Oh bummer, I thought I read in a different thread in the crack Forum Doc recommending this one for the alum chassis crack.

Anyway I can reflow all the joints on the current one and try again. If it is in fact a bad headphone jack, where can I find a suitable replacement?
 
Do reflow the terminal that PB mentions before you consider replacing the jack. We can provide a replacement if you need one.
 
Petricore said:
Oh bummer, I thought I read in a different thread in the crack Forum Doc recommending this one for the alum chassis crack.
It puts the chassis in as a conductor of signal current.  You can use the jack, but you'd need to figure out some insulating hardware so that the metal body of the jack doesn't touch the chassis plate, or figure out a way to insulate terminal 3 from the chassis.  You will also lose the ability to have the output shorted with no headphones plugged in, which is a nice feature of Crack 1.1.
Petricore said:
Anyway I can reflow all the joints on the current one and try again.
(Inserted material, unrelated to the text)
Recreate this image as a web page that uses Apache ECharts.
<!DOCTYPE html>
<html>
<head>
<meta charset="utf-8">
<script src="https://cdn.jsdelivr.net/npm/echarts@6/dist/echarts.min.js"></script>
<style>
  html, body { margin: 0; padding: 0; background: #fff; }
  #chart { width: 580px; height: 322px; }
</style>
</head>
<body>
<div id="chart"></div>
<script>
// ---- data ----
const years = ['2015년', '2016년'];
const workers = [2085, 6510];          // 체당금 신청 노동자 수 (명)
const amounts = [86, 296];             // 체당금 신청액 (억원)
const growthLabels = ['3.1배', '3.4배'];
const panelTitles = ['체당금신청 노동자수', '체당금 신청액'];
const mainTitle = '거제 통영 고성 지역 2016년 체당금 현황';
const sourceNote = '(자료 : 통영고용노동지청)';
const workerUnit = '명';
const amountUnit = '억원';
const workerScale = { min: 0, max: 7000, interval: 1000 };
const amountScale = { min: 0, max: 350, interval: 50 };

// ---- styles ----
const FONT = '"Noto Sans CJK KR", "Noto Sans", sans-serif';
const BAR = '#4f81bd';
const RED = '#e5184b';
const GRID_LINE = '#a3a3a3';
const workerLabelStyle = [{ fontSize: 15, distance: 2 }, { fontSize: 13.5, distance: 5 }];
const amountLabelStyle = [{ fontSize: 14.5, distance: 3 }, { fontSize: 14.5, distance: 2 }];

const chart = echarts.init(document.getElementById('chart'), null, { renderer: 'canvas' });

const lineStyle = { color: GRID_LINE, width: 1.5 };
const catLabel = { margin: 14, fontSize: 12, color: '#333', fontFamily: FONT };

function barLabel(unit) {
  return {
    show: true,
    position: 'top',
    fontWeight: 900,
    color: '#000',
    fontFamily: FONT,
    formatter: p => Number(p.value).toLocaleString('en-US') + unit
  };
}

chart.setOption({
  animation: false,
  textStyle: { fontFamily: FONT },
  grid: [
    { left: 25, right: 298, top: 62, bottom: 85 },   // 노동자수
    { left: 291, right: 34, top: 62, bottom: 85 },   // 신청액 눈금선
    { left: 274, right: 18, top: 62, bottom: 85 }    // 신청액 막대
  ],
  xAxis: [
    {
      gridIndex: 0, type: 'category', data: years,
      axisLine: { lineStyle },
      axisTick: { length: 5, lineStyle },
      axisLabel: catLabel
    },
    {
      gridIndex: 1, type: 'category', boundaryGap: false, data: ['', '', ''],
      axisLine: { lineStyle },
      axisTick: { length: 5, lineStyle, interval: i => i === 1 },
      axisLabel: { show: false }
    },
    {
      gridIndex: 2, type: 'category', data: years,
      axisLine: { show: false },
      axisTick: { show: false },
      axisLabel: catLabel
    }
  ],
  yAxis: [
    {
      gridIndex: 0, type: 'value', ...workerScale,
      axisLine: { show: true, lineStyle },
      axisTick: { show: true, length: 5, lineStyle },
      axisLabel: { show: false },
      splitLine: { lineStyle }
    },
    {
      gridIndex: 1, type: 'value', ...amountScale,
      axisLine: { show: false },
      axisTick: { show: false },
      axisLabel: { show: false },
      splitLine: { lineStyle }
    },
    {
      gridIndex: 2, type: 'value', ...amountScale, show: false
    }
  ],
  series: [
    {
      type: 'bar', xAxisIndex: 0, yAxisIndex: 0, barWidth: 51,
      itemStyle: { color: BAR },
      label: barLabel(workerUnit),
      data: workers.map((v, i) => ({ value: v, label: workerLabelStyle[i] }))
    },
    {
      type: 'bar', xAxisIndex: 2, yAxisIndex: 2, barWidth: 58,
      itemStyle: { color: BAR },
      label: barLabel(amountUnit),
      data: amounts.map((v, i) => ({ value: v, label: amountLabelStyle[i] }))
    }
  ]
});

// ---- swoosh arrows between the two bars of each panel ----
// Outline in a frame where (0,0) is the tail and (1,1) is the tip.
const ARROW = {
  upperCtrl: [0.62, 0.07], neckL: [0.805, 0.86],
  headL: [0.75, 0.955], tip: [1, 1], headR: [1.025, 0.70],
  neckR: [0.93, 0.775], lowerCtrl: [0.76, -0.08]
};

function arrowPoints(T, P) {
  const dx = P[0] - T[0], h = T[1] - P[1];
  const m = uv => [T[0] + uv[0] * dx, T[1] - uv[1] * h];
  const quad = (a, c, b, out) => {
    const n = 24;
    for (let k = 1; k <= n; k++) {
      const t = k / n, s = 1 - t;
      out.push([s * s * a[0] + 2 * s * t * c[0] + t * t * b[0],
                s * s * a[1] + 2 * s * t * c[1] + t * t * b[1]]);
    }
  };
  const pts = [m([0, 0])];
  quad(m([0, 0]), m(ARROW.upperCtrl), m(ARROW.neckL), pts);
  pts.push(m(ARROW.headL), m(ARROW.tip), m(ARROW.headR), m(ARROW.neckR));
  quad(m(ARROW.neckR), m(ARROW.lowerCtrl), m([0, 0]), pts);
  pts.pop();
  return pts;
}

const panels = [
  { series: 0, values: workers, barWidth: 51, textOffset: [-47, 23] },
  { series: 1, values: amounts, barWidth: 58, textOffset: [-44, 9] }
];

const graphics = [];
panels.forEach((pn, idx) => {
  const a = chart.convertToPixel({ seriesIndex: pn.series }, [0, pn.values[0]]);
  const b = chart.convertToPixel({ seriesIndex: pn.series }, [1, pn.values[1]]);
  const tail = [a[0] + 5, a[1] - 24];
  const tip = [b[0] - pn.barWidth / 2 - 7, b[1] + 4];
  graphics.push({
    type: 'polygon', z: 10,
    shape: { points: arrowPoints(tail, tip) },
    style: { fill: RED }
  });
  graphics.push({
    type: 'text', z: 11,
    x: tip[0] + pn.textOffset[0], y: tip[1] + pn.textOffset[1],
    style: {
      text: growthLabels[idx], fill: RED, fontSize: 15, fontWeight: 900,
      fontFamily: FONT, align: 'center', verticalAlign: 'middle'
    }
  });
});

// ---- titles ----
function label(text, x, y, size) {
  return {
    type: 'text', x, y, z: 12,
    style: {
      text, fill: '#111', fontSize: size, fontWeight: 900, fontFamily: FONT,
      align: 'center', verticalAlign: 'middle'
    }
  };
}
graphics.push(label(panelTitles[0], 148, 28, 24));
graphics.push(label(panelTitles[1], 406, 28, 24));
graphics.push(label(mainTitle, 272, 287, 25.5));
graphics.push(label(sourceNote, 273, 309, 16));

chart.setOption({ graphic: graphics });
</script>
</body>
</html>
If it is in fact a bad headphone jack, where can I find a suitable replacement?
NYS212

I would take your needlenose pliers and pull on the wires going to the HP jack.  I bet one of the black ones will move more than it should, or possibly just pull all the way out!
 
OK I resoldered my headphone jack and I reflowed the solder on the potentiometer as well (replaced it a year or two ago). I can still move the headphone jack while its playing and have the volume change.
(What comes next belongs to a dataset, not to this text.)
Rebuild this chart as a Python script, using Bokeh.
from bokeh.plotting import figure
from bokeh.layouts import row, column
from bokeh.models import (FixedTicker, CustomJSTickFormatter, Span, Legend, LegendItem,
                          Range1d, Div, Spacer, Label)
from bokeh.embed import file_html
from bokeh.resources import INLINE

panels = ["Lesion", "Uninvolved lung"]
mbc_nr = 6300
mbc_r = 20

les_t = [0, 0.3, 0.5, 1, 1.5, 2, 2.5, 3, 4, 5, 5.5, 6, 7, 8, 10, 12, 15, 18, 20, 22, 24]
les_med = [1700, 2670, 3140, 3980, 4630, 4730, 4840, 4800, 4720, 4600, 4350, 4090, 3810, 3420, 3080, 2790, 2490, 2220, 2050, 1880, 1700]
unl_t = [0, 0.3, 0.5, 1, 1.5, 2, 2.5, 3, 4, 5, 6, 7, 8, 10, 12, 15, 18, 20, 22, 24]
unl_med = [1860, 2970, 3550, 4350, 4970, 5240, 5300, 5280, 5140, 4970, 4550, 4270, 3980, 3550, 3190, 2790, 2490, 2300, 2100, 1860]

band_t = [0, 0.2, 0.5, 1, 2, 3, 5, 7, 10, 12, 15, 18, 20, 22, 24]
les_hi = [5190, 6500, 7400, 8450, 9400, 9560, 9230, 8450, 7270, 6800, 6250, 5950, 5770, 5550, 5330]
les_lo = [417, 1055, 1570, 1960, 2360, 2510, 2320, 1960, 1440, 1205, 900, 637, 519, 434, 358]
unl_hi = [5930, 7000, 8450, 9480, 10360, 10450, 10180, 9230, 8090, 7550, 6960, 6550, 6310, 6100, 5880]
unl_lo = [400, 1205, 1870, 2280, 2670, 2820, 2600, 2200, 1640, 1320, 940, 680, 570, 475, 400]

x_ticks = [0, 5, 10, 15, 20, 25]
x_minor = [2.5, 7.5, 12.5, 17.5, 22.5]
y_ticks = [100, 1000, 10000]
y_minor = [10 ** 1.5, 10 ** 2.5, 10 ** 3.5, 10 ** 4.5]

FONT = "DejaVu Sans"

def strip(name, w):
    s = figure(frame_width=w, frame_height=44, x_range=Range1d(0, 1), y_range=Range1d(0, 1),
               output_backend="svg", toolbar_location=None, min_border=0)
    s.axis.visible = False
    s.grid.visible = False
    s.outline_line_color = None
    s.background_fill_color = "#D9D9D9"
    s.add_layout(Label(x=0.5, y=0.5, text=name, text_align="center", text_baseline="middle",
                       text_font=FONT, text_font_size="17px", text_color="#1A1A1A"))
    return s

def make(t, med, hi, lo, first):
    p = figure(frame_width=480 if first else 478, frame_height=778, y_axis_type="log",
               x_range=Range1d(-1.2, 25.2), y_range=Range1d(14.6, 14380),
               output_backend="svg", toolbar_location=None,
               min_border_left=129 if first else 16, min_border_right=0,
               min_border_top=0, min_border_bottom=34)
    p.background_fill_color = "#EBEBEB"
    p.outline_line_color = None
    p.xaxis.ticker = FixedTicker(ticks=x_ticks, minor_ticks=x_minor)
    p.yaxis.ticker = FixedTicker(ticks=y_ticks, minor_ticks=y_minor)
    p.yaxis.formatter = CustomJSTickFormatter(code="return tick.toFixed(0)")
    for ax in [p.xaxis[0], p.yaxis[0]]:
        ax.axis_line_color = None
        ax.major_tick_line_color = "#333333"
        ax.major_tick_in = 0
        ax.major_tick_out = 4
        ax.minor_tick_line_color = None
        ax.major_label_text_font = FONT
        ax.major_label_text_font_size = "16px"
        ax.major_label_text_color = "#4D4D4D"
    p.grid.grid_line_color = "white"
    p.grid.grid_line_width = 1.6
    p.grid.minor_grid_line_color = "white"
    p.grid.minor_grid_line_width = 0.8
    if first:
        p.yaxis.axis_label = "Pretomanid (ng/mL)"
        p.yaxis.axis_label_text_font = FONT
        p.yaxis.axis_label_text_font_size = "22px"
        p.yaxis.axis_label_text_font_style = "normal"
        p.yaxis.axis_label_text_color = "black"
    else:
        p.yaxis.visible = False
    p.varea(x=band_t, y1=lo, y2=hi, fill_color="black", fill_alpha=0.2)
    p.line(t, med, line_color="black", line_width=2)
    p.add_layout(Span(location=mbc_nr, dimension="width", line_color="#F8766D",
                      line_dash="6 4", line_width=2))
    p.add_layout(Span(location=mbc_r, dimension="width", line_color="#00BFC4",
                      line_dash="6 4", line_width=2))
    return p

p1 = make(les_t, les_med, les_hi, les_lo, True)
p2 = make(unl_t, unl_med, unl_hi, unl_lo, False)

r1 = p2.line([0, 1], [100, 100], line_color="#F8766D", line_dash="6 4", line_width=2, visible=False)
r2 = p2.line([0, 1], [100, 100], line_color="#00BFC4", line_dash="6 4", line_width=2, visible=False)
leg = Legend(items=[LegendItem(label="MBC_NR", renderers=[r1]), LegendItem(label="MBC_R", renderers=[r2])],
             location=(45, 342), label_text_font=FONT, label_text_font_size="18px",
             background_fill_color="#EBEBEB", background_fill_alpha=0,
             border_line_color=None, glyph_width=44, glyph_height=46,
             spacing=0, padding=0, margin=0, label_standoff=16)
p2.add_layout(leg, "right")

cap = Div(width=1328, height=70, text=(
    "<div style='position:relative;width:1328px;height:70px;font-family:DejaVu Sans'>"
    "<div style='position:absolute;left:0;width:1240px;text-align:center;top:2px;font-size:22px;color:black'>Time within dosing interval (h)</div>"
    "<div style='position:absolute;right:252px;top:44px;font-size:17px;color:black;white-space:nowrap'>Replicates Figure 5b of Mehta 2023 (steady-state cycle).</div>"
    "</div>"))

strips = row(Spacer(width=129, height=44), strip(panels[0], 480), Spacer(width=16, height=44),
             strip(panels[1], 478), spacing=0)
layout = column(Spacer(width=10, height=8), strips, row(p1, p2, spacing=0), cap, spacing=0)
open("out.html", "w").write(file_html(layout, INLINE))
After it sat cold all night I fired it up and the "dead" channel was less quiet, but did take an hour or so to warm up before it started working normal in each channel again.
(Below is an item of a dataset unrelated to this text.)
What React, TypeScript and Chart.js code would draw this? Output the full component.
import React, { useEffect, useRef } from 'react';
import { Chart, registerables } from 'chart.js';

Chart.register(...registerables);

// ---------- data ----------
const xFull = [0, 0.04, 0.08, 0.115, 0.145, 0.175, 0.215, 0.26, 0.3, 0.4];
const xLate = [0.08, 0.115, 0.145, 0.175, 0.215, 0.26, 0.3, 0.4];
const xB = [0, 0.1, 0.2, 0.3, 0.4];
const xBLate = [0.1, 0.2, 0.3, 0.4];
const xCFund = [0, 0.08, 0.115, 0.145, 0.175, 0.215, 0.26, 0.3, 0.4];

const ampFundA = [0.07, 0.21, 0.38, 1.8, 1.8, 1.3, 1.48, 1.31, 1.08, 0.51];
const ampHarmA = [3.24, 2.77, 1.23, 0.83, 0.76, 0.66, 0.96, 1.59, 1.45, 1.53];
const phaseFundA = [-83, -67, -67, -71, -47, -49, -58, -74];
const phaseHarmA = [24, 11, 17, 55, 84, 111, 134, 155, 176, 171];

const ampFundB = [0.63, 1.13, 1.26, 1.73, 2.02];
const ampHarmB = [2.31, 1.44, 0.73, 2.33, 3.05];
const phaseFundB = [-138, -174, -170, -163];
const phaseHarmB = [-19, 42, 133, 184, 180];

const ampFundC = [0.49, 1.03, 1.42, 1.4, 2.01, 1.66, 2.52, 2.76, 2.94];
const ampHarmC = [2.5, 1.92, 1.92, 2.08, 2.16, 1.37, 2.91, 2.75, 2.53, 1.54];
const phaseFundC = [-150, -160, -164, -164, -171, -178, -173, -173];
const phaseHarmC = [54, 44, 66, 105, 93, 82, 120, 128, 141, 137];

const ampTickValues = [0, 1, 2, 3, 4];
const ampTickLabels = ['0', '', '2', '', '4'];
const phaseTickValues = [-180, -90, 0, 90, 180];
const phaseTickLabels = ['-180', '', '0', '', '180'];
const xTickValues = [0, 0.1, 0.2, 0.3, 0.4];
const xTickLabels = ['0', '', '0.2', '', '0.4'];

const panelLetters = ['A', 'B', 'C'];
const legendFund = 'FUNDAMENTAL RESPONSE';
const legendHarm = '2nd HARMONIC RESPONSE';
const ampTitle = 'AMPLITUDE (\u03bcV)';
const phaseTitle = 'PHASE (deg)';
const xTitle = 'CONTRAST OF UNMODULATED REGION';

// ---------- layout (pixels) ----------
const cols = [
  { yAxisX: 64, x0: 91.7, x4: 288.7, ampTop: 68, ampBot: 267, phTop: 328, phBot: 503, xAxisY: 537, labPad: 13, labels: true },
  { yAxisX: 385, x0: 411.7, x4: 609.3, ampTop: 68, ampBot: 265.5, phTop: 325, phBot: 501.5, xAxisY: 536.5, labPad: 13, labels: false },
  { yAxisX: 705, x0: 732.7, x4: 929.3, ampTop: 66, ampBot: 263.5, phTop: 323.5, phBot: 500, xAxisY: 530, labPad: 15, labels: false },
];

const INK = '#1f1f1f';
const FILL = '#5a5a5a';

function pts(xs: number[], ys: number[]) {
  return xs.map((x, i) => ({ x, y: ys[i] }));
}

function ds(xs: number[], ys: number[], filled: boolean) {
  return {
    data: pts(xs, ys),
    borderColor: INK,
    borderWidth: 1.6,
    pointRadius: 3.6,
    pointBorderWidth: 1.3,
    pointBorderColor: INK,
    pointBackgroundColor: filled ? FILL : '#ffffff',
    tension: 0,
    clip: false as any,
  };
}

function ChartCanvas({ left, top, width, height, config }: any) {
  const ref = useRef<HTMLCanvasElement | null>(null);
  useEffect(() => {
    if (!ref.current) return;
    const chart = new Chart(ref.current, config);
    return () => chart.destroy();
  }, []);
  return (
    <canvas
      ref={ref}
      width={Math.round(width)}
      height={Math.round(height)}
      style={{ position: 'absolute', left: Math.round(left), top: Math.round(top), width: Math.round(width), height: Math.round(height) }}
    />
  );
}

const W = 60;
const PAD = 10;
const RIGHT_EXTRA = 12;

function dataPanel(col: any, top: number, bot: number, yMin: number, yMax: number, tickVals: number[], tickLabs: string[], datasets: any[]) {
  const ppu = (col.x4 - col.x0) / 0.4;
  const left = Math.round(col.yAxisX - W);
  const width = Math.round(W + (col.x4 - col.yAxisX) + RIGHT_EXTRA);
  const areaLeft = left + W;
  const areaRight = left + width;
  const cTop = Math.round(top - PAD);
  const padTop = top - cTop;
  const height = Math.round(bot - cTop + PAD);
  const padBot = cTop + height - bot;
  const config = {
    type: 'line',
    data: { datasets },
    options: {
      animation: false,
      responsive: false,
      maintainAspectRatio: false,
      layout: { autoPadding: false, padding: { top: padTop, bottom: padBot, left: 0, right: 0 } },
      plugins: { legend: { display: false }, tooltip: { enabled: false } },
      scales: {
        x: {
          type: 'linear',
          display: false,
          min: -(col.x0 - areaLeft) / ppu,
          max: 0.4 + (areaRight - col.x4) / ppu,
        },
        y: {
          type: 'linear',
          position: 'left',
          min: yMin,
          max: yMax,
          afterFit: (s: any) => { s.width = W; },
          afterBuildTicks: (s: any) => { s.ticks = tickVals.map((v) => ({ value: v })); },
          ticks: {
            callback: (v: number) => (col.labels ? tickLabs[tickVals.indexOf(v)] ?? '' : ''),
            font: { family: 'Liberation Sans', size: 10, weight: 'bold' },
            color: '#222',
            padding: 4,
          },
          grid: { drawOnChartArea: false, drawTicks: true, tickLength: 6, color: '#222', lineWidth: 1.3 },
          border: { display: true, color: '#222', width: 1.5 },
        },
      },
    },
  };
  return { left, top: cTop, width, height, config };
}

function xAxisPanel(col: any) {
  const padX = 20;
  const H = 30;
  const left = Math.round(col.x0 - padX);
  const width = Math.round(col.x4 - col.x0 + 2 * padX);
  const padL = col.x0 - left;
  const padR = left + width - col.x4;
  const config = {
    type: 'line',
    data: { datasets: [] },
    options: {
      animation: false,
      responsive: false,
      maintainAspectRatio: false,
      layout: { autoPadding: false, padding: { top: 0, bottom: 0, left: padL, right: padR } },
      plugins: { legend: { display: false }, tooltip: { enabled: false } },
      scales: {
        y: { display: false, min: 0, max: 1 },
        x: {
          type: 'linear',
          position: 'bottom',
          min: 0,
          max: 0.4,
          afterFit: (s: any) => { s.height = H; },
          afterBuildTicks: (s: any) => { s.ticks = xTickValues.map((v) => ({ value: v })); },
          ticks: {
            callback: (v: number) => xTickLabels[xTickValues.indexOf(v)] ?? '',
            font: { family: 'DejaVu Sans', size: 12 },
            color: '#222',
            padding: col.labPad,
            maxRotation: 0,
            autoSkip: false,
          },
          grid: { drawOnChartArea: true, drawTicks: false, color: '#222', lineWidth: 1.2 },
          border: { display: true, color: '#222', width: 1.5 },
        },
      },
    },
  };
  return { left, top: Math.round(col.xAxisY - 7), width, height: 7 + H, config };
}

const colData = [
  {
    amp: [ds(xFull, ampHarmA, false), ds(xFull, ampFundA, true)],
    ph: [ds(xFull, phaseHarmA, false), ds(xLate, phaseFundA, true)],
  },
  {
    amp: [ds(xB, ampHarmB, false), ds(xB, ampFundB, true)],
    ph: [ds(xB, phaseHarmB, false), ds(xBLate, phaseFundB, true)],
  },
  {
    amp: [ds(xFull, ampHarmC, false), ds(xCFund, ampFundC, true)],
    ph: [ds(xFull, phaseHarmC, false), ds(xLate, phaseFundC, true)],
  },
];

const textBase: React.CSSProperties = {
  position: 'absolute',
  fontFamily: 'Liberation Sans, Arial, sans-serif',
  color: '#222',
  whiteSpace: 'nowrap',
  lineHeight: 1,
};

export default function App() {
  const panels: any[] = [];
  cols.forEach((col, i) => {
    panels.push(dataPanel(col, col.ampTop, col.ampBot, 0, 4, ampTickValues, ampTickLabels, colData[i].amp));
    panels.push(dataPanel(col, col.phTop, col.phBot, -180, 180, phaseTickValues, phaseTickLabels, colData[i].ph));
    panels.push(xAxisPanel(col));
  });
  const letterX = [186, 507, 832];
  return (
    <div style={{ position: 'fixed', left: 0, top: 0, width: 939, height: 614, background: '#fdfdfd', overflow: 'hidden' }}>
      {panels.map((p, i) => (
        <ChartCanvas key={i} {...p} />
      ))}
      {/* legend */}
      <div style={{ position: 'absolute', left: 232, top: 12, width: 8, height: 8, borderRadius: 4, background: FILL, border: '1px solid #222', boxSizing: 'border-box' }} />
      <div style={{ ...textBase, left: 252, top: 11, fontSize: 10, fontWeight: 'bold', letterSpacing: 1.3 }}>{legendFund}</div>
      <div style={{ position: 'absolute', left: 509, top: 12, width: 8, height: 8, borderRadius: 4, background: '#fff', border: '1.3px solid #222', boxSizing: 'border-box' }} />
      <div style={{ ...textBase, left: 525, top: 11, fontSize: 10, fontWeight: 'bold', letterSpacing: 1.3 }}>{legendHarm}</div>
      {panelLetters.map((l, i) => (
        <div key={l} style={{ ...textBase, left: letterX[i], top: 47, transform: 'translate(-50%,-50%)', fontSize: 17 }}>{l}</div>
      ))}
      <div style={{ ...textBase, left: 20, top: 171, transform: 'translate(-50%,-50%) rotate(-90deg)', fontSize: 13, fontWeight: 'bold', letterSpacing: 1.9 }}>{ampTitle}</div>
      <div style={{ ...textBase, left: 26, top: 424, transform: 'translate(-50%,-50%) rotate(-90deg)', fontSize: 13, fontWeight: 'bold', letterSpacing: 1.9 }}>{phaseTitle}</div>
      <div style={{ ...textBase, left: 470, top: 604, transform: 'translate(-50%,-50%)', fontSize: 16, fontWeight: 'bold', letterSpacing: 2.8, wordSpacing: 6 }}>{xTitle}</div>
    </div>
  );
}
I put the multimeter on after turning it on, below are current readings.
Terminals
1:75
2:179
3:0
4:179
5:75
6:0
7:86
8:0
9:88
10:0

Any additional help would be appreciated :)
 
Maybe post some detailed pics of the headphone jack wiring and the pot wiring.

cheers, Derek
 
Petricore said:
I started playing with the headphone jack and got all sorts of noise and the problem seemed to move back and forth.

If wiggling the headphone cable plug makes the problem worse, the plug might be your culprit. Have you tried a different set of headphones?

cheers, Derek
 
Yeah, the headphone cable itself doesn't seem to be the culprit, I can put it in my other amp and move it all around an not have a single issue.
I have also tried another set of cans and have the same issue with this amp. Appreciate the questions. I'll see if I can get a picture posted soon.

 
And we will assume that you're not using a 1/4" to 1/8" adapter in the Crack but not your other amps.  (These are a common point of failure)
 
I am using an adapter, always have with my DT880s (like I never unscrew it, its lived on them).

I bought a replacement and somehow the bias seems worse now, like the left can is louder and the right can is still softer.

I'll try to get ahold of another good pair of wired cans to test, I'm starting to suspect I need to recable these cans. I can wiggle it with the new screw on adapter and it crackles and sound changes.

I can also plug this exact setup into my DAC, which also has a built in amp and the cans sound level. Which is why I haven't been suspecting cans yet.
 
Post some pics of the headphone jack wiring from lots of different angles.

cheers, Derek
 
Also, oddly, the time to evening out seems shorter, they are already closer than when I tested a few minutes ago.
Also again plugging into my solid state amp, I can't reproduce the issue.
I'm starting to wonder about the potentiometer I replaced a year or two ago (tho it functioned fine until recently if that's the case).
 
Deke609 said:
Post some pics of the headphone jack wiring from lots of different angles.

cheers, Derek

Right, I keep forgetting sorry. I'm down one hand currently so things are taking a lot more time.